# Description of the task
Output every line of the material exactly, omitting images.

# Given data
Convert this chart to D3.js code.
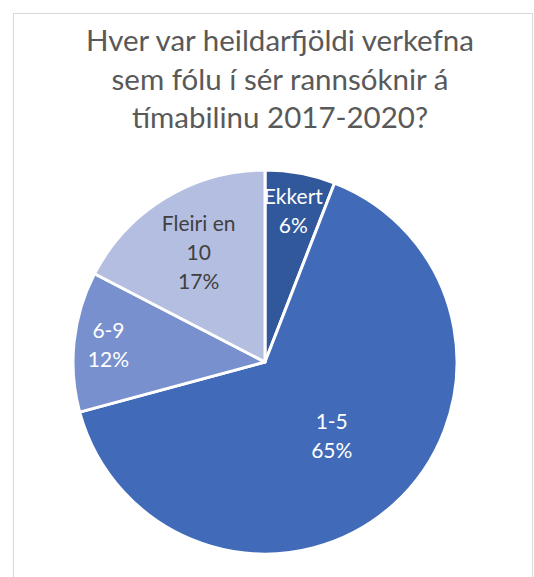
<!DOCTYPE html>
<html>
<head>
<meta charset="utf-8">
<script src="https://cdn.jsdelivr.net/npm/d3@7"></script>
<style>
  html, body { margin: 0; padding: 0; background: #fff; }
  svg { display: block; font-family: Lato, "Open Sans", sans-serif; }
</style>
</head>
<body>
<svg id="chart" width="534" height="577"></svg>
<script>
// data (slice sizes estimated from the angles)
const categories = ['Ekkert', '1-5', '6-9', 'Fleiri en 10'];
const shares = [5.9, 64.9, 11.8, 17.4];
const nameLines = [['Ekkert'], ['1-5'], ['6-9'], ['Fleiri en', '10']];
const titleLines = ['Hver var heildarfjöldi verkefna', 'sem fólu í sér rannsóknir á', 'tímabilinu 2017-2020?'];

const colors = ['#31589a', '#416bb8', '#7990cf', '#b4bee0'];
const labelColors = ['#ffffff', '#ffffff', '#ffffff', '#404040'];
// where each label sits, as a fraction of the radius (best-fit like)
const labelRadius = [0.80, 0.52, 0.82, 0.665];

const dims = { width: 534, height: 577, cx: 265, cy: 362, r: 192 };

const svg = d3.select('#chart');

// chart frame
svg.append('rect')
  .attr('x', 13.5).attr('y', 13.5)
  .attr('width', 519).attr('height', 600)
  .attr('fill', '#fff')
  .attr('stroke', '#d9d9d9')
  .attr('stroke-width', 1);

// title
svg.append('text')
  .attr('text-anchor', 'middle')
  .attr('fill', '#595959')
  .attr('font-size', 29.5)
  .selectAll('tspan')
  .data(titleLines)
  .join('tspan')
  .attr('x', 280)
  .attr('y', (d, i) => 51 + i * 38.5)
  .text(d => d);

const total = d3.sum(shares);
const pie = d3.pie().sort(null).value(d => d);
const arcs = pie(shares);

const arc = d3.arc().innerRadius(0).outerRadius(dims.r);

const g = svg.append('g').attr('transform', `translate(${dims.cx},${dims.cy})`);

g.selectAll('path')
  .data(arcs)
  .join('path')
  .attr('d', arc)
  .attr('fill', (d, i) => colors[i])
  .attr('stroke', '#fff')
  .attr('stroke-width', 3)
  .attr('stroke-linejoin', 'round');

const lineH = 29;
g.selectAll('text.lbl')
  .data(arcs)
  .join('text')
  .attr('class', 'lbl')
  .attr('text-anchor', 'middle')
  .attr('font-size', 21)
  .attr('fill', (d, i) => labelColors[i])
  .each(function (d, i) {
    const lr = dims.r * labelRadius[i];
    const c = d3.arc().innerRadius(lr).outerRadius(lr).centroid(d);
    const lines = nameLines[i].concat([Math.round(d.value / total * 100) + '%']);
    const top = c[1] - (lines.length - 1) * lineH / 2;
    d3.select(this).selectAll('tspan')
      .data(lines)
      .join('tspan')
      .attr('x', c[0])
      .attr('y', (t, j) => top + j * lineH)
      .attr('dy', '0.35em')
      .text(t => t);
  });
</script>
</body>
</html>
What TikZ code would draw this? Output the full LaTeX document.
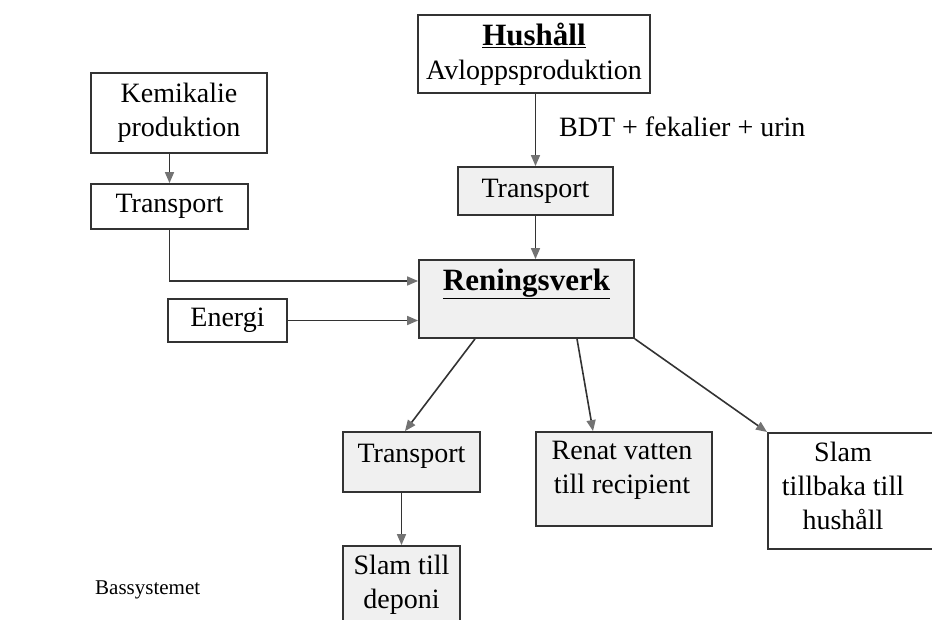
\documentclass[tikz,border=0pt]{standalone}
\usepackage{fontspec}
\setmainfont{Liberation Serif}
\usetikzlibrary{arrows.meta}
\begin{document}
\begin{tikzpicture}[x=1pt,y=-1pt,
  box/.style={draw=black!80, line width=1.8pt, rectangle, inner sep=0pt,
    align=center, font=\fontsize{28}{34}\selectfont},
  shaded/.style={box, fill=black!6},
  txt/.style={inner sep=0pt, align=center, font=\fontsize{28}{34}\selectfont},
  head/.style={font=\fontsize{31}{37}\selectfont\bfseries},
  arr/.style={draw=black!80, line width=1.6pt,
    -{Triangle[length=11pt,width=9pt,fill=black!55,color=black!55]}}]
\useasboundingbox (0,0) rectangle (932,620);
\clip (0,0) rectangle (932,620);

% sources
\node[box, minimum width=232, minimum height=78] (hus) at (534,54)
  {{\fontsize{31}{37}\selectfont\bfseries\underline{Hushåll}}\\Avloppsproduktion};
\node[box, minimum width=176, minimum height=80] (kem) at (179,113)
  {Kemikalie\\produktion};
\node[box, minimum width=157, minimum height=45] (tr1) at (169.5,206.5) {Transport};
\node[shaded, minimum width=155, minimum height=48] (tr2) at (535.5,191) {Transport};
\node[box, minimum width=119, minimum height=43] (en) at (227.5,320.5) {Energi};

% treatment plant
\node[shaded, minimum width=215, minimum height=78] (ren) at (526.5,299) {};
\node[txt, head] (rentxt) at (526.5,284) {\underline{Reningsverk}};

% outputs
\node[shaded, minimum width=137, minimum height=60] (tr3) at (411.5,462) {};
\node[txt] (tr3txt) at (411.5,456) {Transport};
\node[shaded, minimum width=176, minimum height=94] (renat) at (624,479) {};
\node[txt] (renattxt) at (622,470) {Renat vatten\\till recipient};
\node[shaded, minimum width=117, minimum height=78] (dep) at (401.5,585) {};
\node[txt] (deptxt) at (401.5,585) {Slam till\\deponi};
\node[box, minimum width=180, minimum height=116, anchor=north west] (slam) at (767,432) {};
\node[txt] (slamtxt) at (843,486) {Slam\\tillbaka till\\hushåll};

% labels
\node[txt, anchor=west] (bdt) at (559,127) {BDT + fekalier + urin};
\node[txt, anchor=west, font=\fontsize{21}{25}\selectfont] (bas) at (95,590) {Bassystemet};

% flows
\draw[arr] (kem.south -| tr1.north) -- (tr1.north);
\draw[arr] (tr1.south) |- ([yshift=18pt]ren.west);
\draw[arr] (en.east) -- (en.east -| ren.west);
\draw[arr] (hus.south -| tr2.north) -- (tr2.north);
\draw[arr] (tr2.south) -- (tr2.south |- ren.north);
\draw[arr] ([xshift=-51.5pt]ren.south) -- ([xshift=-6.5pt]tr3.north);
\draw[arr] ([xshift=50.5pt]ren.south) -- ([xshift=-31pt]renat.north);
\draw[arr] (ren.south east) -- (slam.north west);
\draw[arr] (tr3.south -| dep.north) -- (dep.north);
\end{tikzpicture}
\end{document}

# Task solution
Convert this chart to D3.js code.
<!DOCTYPE html>
<html>
<head>
<meta charset="utf-8">
<script src="https://cdn.jsdelivr.net/npm/d3@7"></script>
<style>
  html, body { margin: 0; padding: 0; background: #fff; }
  svg { display: block; font-family: Lato, "Open Sans", sans-serif; }
</style>
</head>
<body>
<svg id="chart" width="534" height="577"></svg>
<script>
// data (slice sizes estimated from the angles)
const categories = ['Ekkert', '1-5', '6-9', 'Fleiri en 10'];
const shares = [5.9, 64.9, 11.8, 17.4];
const nameLines = [['Ekkert'], ['1-5'], ['6-9'], ['Fleiri en', '10']];
const titleLines = ['Hver var heildarfjöldi verkefna', 'sem fólu í sér rannsóknir á', 'tímabilinu 2017-2020?'];

const colors = ['#31589a', '#416bb8', '#7990cf', '#b4bee0'];
const labelColors = ['#ffffff', '#ffffff', '#ffffff', '#404040'];
// where each label sits, as a fraction of the radius (best-fit like)
const labelRadius = [0.80, 0.52, 0.82, 0.665];

const dims = { width: 534, height: 577, cx: 265, cy: 362, r: 192 };

const svg = d3.select('#chart');

// chart frame
svg.append('rect')
  .attr('x', 13.5).attr('y', 13.5)
  .attr('width', 519).attr('height', 600)
  .attr('fill', '#fff')
  .attr('stroke', '#d9d9d9')
  .attr('stroke-width', 1);

// title
svg.append('text')
  .attr('text-anchor', 'middle')
  .attr('fill', '#595959')
  .attr('font-size', 29.5)
  .selectAll('tspan')
  .data(titleLines)
  .join('tspan')
  .attr('x', 280)
  .attr('y', (d, i) => 51 + i * 38.5)
  .text(d => d);

const total = d3.sum(shares);
const pie = d3.pie().sort(null).value(d => d);
const arcs = pie(shares);

const arc = d3.arc().innerRadius(0).outerRadius(dims.r);

const g = svg.append('g').attr('transform', `translate(${dims.cx},${dims.cy})`);

g.selectAll('path')
  .data(arcs)
  .join('path')
  .attr('d', arc)
  .attr('fill', (d, i) => colors[i])
  .attr('stroke', '#fff')
  .attr('stroke-width', 3)
  .attr('stroke-linejoin', 'round');

const lineH = 29;
g.selectAll('text.lbl')
  .data(arcs)
  .join('text')
  .attr('class', 'lbl')
  .attr('text-anchor', 'middle')
  .attr('font-size', 21)
  .attr('fill', (d, i) => labelColors[i])
  .each(function (d, i) {
    const lr = dims.r * labelRadius[i];
    const c = d3.arc().innerRadius(lr).outerRadius(lr).centroid(d);
    const lines = nameLines[i].concat([Math.round(d.value / total * 100) + '%']);
    const top = c[1] - (lines.length - 1) * lineH / 2;
    d3.select(this).selectAll('tspan')
      .data(lines)
      .join('tspan')
      .attr('x', c[0])
      .attr('y', (t, j) => top + j * lineH)
      .attr('dy', '0.35em')
      .text(t => t);
  });
</script>
</body>
</html>
What TikZ code would draw this? Output the full LaTeX document.
\documentclass[tikz,border=0pt]{standalone}
\usepackage{fontspec}
\setmainfont{Liberation Serif}
\usetikzlibrary{arrows.meta}
\begin{document}
\begin{tikzpicture}[x=1pt,y=-1pt,
  box/.style={draw=black!80, line width=1.8pt, rectangle, inner sep=0pt,
    align=center, font=\fontsize{28}{34}\selectfont},
  shaded/.style={box, fill=black!6},
  txt/.style={inner sep=0pt, align=center, font=\fontsize{28}{34}\selectfont},
  head/.style={font=\fontsize{31}{37}\selectfont\bfseries},
  arr/.style={draw=black!80, line width=1.6pt,
    -{Triangle[length=11pt,width=9pt,fill=black!55,color=black!55]}}]
\useasboundingbox (0,0) rectangle (932,620);
\clip (0,0) rectangle (932,620);

% sources
\node[box, minimum width=232, minimum height=78] (hus) at (534,54)
  {{\fontsize{31}{37}\selectfont\bfseries\underline{Hushåll}}\\Avloppsproduktion};
\node[box, minimum width=176, minimum height=80] (kem) at (179,113)
  {Kemikalie\\produktion};
\node[box, minimum width=157, minimum height=45] (tr1) at (169.5,206.5) {Transport};
\node[shaded, minimum width=155, minimum height=48] (tr2) at (535.5,191) {Transport};
\node[box, minimum width=119, minimum height=43] (en) at (227.5,320.5) {Energi};

% treatment plant
\node[shaded, minimum width=215, minimum height=78] (ren) at (526.5,299) {};
\node[txt, head] (rentxt) at (526.5,284) {\underline{Reningsverk}};

% outputs
\node[shaded, minimum width=137, minimum height=60] (tr3) at (411.5,462) {};
\node[txt] (tr3txt) at (411.5,456) {Transport};
\node[shaded, minimum width=176, minimum height=94] (renat) at (624,479) {};
\node[txt] (renattxt) at (622,470) {Renat vatten\\till recipient};
\node[shaded, minimum width=117, minimum height=78] (dep) at (401.5,585) {};
\node[txt] (deptxt) at (401.5,585) {Slam till\\deponi};
\node[box, minimum width=180, minimum height=116, anchor=north west] (slam) at (767,432) {};
\node[txt] (slamtxt) at (843,486) {Slam\\tillbaka till\\hushåll};

% labels
\node[txt, anchor=west] (bdt) at (559,127) {BDT + fekalier + urin};
\node[txt, anchor=west, font=\fontsize{21}{25}\selectfont] (bas) at (95,590) {Bassystemet};

% flows
\draw[arr] (kem.south -| tr1.north) -- (tr1.north);
\draw[arr] (tr1.south) |- ([yshift=18pt]ren.west);
\draw[arr] (en.east) -- (en.east -| ren.west);
\draw[arr] (hus.south -| tr2.north) -- (tr2.north);
\draw[arr] (tr2.south) -- (tr2.south |- ren.north);
\draw[arr] ([xshift=-51.5pt]ren.south) -- ([xshift=-6.5pt]tr3.north);
\draw[arr] ([xshift=50.5pt]ren.south) -- ([xshift=-31pt]renat.north);
\draw[arr] (ren.south east) -- (slam.north west);
\draw[arr] (tr3.south -| dep.north) -- (dep.north);
\end{tikzpicture}
\end{document}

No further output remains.